Imperial College and BASF strengthen partnership that seeks innovative chemicals development – News

Imperial College London / Thomas Angus

Mimi Hii, Director of Imperial’s REACT centre, said it is great to help drive innovations in the chemical industry by deploying the outcomes of our collaboration in industrial practice

IMPERIAL College London and BASF have strengthened their partnership to advance chemicals development. This includes efforts to develop continuous production processes for smaller-scale chemicals manufacture.

This so-called ‘flow chemistry’ is a major focus of the industrial-academic partnership. The partners are using an interdisciplinary approach to research and development. The aim is to develop innovative processes that enable the chemicals industry to become more sustainable and resilient.

Traditionally, chemical R&D on the lab and pilot scale is carried out using batch techniques. Consequently, most fine and specialty chemicals including pharmaceutical and agrochemical actives are produced in batch. Put simply, it is only when much greater volumes of the chemical are required that the project is handed from a chemist to a chemical engineer who works to re-engineer production using continuous methods.

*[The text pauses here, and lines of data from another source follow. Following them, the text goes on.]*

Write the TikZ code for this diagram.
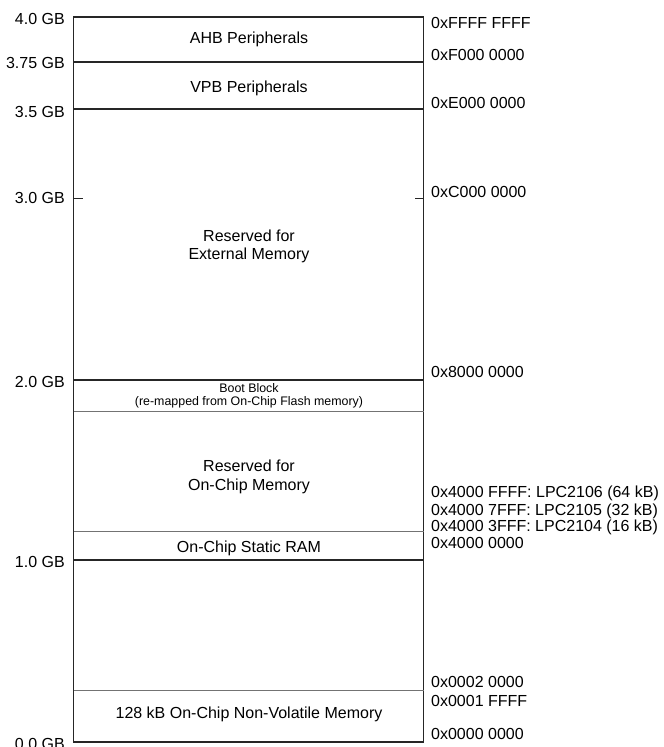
\documentclass[tikz,border=0pt]{standalone}
\usepackage{fontspec}
\setmainfont{Liberation Sans}
\begin{document}
\begin{tikzpicture}[x=1pt,y=-1pt,
  lbl/.style={inner sep=0pt,text height=11.4pt,text depth=0pt,font=\fontsize{16}{19}\selectfont},
  small/.style={inner sep=0pt,text height=8.9pt,text depth=0pt,font=\fontsize{12.4}{15}\selectfont},
  leftlbl/.style={lbl,anchor=east},
  rightlbl/.style={lbl,anchor=west},
  boundary/.style={line width=1.8pt,black!85},
  subline/.style={line width=0.9pt,black!55},
  tickline/.style={line width=1.4pt,black!85}]
\useasboundingbox (0,0) rectangle (664,747);
% box corners
\coordinate (TL) at (73.5,17.3);
\coordinate (BR) at (423.5,741.7);
\draw[boundary] (TL) rectangle (BR);
% boundary lines
\foreach \n/\y in {a/61.7,b/109.3,c/380,d/560}{
  \coordinate (L\n) at (73.5,\y);
  \coordinate (R\n) at (423.5,\y);
  \draw[boundary] (L\n) -- (R\n);
}
\foreach \n/\y in {e/411.7,f/531.7,g/690.7}{
  \coordinate (L\n) at (73.5,\y);
  \coordinate (R\n) at (423.5,\y);
  \draw[subline] (L\n) -- (R\n);
}
% ticks at 3.0 GB
\coordinate (Lt) at (73.5,198.3);
\coordinate (Lt2) at (82.5,198.3);
\coordinate (Rt) at (423.5,198.3);
\coordinate (Rt2) at (415,198.3);
\draw[tickline] (Lt) -- (Lt2);
\draw[tickline] (Rt) -- (Rt2);
% left labels
\node[leftlbl] (g40) at (65,19) {4.0 GB};
\node[leftlbl] (g375) at (65,63) {3.75 GB};
\node[leftlbl] (g35) at (65,111.5) {3.5 GB};
\node[leftlbl] (g30) at (65,198) {3.0 GB};
\node[leftlbl] (g20) at (65,381.7) {2.0 GB};
\node[leftlbl] (g10) at (65,561.7) {1.0 GB};
\node[leftlbl] (g00) at (65,743.5) {0.0 GB};
% right labels
\node[rightlbl] (hFFFF) at (431,23) {0xFFFF FFFF};
\node[rightlbl] (hF000) at (431,55) {0xF000 0000};
\node[rightlbl] (hE000) at (431,102.5) {0xE000 0000};
\node[rightlbl] (hC000) at (431,191.5) {0xC000 0000};
\node[rightlbl] (h8000) at (431,372) {0x8000 0000};
\node[rightlbl] (h64) at (431,492) {0x4000 FFFF: LPC2106 (64 kB)};
\node[rightlbl] (h32) at (431,509.5) {0x4000 7FFF: LPC2105 (32 kB)};
\node[rightlbl] (h16) at (431,526) {0x4000 3FFF: LPC2104 (16 kB)};
\node[rightlbl] (h4000) at (431,543) {0x4000 0000};
\node[rightlbl] (h20000) at (431,681.5) {0x0002 0000};
\node[rightlbl] (h1FFFF) at (431,700.5) {0x0001 FFFF};
\node[rightlbl] (h0000) at (431,734) {0x0000 0000};
% region texts
\node[lbl] (ahb) at (249,38) {AHB Peripherals};
\node[lbl] (vpb) at (249,87) {VPB Peripherals};
\node[lbl] (ext1) at (249,235.5) {Reserved for};
\node[lbl] (ext2) at (249,254) {External Memory};
\node[small] (boot1) at (249,388) {Boot Block};
\node[small] (boot2) at (249,401.5) {(re-mapped from On-Chip Flash memory)};
\node[lbl] (onc1) at (249,466) {Reserved for};
\node[lbl] (onc2) at (249,485) {On-Chip Memory};
\node[lbl] (sram) at (249,547) {On-Chip Static RAM};
\node[lbl] (nvm) at (249,713) {128 kB On-Chip Non-Volatile Memory};
\end{tikzpicture}
\end{document}
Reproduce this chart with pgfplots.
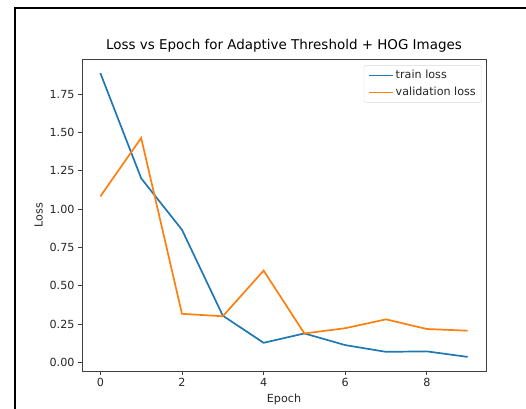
\documentclass[border=0pt]{standalone}
\usepackage{pgfplots}
\pgfplotsset{compat=1.18}
\usepackage{fontspec}
\setmainfont{DejaVu Sans}
\definecolor{tblue}{HTML}{1F77B4}
\definecolor{torange}{HTML}{FF7F0E}
\definecolor{txt}{HTML}{262626}
\begin{document}
\begin{tikzpicture}[x=1bp,y=1bp]
\useasboundingbox (0,0) rectangle (526,408);
\draw[line width=2.2bp] (15,-2) -- (15,400) -- (528,400);
\begin{axis}[
  at={(82bp,37bp)}, anchor=south west,
  width=404bp, height=312bp, scale only axis,
  xmin=-0.45, xmax=9.45, ymin=-0.055, ymax=1.98,
  xtick={0,2,4,6,8},
  ytick={0,0.25,0.5,0.75,1,1.25,1.5,1.75},
  axis line style={black!75, line width=0.9bp},
  tick style={black!75, line width=0.9bp},
  tick align=outside, major tick length=4bp,
  xtick pos=bottom, ytick pos=left,
  /pgf/number format/assume math mode=true,
  yticklabel style={/pgf/number format/fixed, /pgf/number format/fixed zerofill, /pgf/number format/precision=2},
  ticklabel style={font=\fontsize{11.2}{13}\selectfont, text=txt},
  xlabel={Epoch}, ylabel={Loss},
  label style={font=\fontsize{11.2}{13}\selectfont, text=txt},
  title={Loss vs Epoch for Adaptive Threshold + HOG Images},
  title style={font=\fontsize{13.5}{16}\selectfont, text=black, yshift=-3bp},
  legend style={at={(0.99,0.98)}, anchor=north east, draw=black!15, rounded corners=2bp,
    font=\fontsize{11.2}{13}\selectfont, text=txt, inner xsep=4bp, inner ysep=3bp, row sep=3bp},
  legend cell align=left,
  legend image code/.code={\draw[#1, line width=1.7bp] (0bp,0bp) -- (24bp,0bp);},
]
\addplot[tblue, line width=1.7bp] coordinates {
(0,1.888) (1,1.202) (2,0.866) (3,0.306) (4,0.129) (5,0.190) (6,0.114) (7,0.070) (8,0.073) (9,0.037)};
\addlegendentry{train loss}
\addplot[torange, line width=1.7bp] coordinates {
(0,1.084) (1,1.465) (2,0.318) (3,0.302) (4,0.600) (5,0.190) (6,0.224) (7,0.282) (8,0.219) (9,0.208)};
\addlegendentry{validation loss}
\end{axis}
\end{tikzpicture}
\end{document}
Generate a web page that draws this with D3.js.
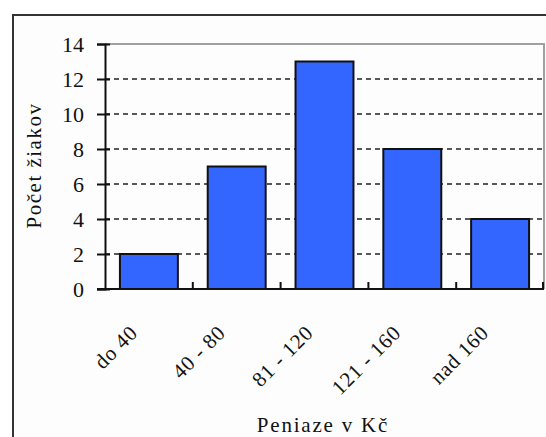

Continuous from the outset

The promise of flow chemistry is that with today’s availability of small modular process kit, including reactors and pumps, development can avoid the switch from batch and instead start out in the lab using continuous techniques. This is expected to produce various benefits. It should speed up process development and commercialization. It opens up the use of continuous production techniques for smaller volume specialty chemicals, agrochemicals and pharmaceuticals, which are conventionally produced at commercial scale in batch or semi-continuous processes.

Christian Holtze, Academic Partnership Developer and Principal Scientist for Flow Chemistry at BASF, said: “Compared to batch processes, flow chemistry offers novel and more direct synthesis routes, higher yield and selectivity, improved process safety, and greater space time yield.”

Holtze says flow chemistry can improve process safety because it uses smaller hold-up volumes of hazardous material. Also, by using microstructured reactors it is possible to eliminate the risk of detonation as the scale of the production kit is smaller than the cell size required to trigger a blast.

To help bring about these flow chemistry benefits the partners are working towards a paradigm shift that involves chemists, chemical engineers and data scientists from across Imperial’s departments working together in a way that will cut through some of the boundaries that exist between the disciplines and how they typically interact. The aim is to help create a more effective interconnected way of doing R&D that also builds a shared common language.

Much of the research is being carried out by doctoral students at Imperial’s two Centers for Doctoral Training – one focused on next-generation synthesis and reaction technology (REACT) and another in modern statistics and statistical machine learning. BASF is also offering internships to PhD students. The organizations want to train a new generation of PhD graduates with both industrial and academic research skills to help transform the chemical industries.

Klaus Hellgardt, Professor of Chemical Engineering at Imperial, said: “We are excited to be working with BASF not only to advance the science and engineering, but also to train a new generation of chemists who are familiar and cognate in flow chemistry. To get modern techniques into companies you need champions, and you need to create these champions.”

Digital transformation

Ruth Misener, Professor of Computational Optimization in Imperial’s Department of Computing, said: “Like many fields, industrial chemistry is undergoing a digital transformation in the 21st century, and one of our strengths at Imperial is in applying digital technologies to automate and optimise chemical R&D and manufacturing. This can greatly benefit from new algorithms that can be used in research, for example, to make decisions on which experiments should be carried out next.”

The partners say that beyond the efficiency and environmental benefits, the innovations in flow chemistry could help industry become more resilient to supply shocks as have occurred during the Covid-19 pandemic and the war in Ukraine. Operating at smaller scale could help industry decentralize chemicals production, and more easily substitute raw materials including switching away from fossil resources to the bio-based feedstocks needed for more sustainable production.

Representatives from the long-standing partners signed a master research agreement earlier this week covering their common strategic goals and how their relationship will be managed.